Causal Inference
Causal survival analysis in the presence of unmeasured confounding for a competing event Emma McGee* Emma McGee Mathieu Chalouni Daniela K. Van Santen Sara Lodi Miguel A. Hernán
Prior work characterizing causal effects in the presence of competing events has relied on the assumption of no unmeasured confounding for the competing event. This assumption is often violated in real-world analyses (e.g., if treatment is prioritized based on unmeasured factors to individuals more or less likely to experience a competing event, like death). We examined the magnitude of bias for different estimands in the presence of unmeasured confounding for a competing event via a simulation study.
We simulated 500,000 individuals under a null effect of a binary baseline treatment.
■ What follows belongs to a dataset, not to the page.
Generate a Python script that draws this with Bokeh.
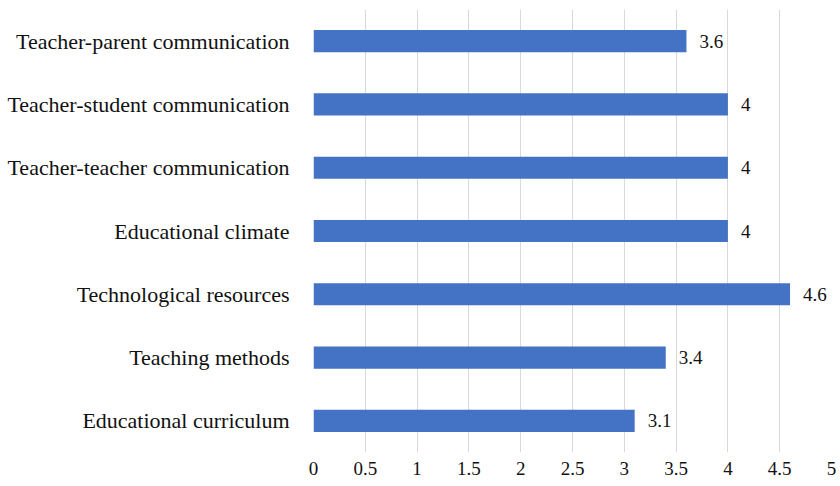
from bokeh.plotting import figure
from bokeh.models import ColumnDataSource, FactorRange, Range1d, FixedTicker, LabelSet
from bokeh.embed import file_html
from bokeh.resources import INLINE

categories = ["Educational curriculum", "Teaching methods", "Technological resources",
              "Educational climate", "Teacher-teacher communication",
              "Teacher-student communication", "Teacher-parent communication"]
values = [3.1, 3.4, 4.6, 4.0, 4.0, 4.0, 3.6]
value_labels = ["3.1", "3.4", "4.6", "4", "4", "4", "3.6"]
x_ticks = [0, 0.5, 1, 1.5, 2, 2.5, 3, 3.5, 4, 4.5, 5]

FONT = "Liberation Serif"

src = ColumnDataSource(dict(cat=categories, val=values, lab=value_labels))

p = figure(width=840, height=486, output_backend="svg", toolbar_location=None,
           y_range=FactorRange(*categories, range_padding=0),
           x_range=Range1d(0, 5))
p.min_border_left = 313
p.min_border_right = 9
p.min_border_top = 9
p.min_border_bottom = 34
p.outline_line_color = None
p.background_fill_color = "white"
p.border_fill_color = "white"

p.hbar(y="cat", right="val", left=0, height=0.35, source=src,
       fill_color="#4472C4", line_color=None)

labels = LabelSet(x="val", y="cat", text="lab", source=src, x_offset=13,
                  text_baseline="middle", text_align="left",
                  text_font=FONT, text_font_size="19px", text_color="#111111")
p.add_layout(labels)

p.xaxis.ticker = FixedTicker(ticks=x_ticks)
p.xaxis.major_label_overrides = {0: "0", 1: "1", 2: "2", 3: "3", 4: "4", 5: "5"}
p.xaxis.axis_line_color = None
p.xaxis.major_tick_line_color = None
p.xaxis.minor_tick_line_color = None
p.xaxis.major_label_text_font = FONT
p.xaxis.major_label_text_font_size = "19px"
p.xaxis.major_label_text_color = "#111111"
p.xaxis.major_label_standoff = 3

p.yaxis.axis_line_color = None
p.yaxis.major_tick_line_color = None
p.yaxis.major_label_text_font = FONT
p.yaxis.major_label_text_font_size = "22px"
p.yaxis.major_label_text_color = "#111111"
p.yaxis.major_label_standoff = 18

p.xgrid.grid_line_color = "#d9d9d9"
p.xgrid.grid_line_width = 1
p.ygrid.grid_line_color = None

open("out.html", "w").write(file_html(p, INLINE))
We estimated the total effect, controlled direct effect, and separable direct effect for a time-to-event outcome and, for comparison, the total effect for a competing event. We varied the strength of unmeasured confounding for the competing event, risk of the competing event, and strength of an unmeasured common cause of the competing event and outcome. Bias was defined as the difference between the estimated 4-year risk difference and risk ratio vs. the null.
All estimands were biased. Bias increased as the strength of unmeasured confounding for the competing event, risk of the competing event, and strength of the unmeasured common cause of the competing event and outcome increased. For example, when bias for the competing event was -8.4 percentage points [-0.35 on the risk ratio scale], bias for the total, controlled direct, and separable direct effects was 0.6 [0.04], 0.4 [0.03], and 0.2 [0.01], respectively. When bias for the competing event was -15.2 [-0.63], bias for the total, controlled direct, and separable direct effects was 2.4 [0.20], 2.1 [0.18], and 1.6 [0.18].
Unmeasured confounding for a competing event leads to biased estimates for the outcome of interest. The magnitude of bias may be modest unless bias for the competing event is strong. Researchers should consider the potential strength of unmeasured confounding for a competing event and conduct sensitivity analyses.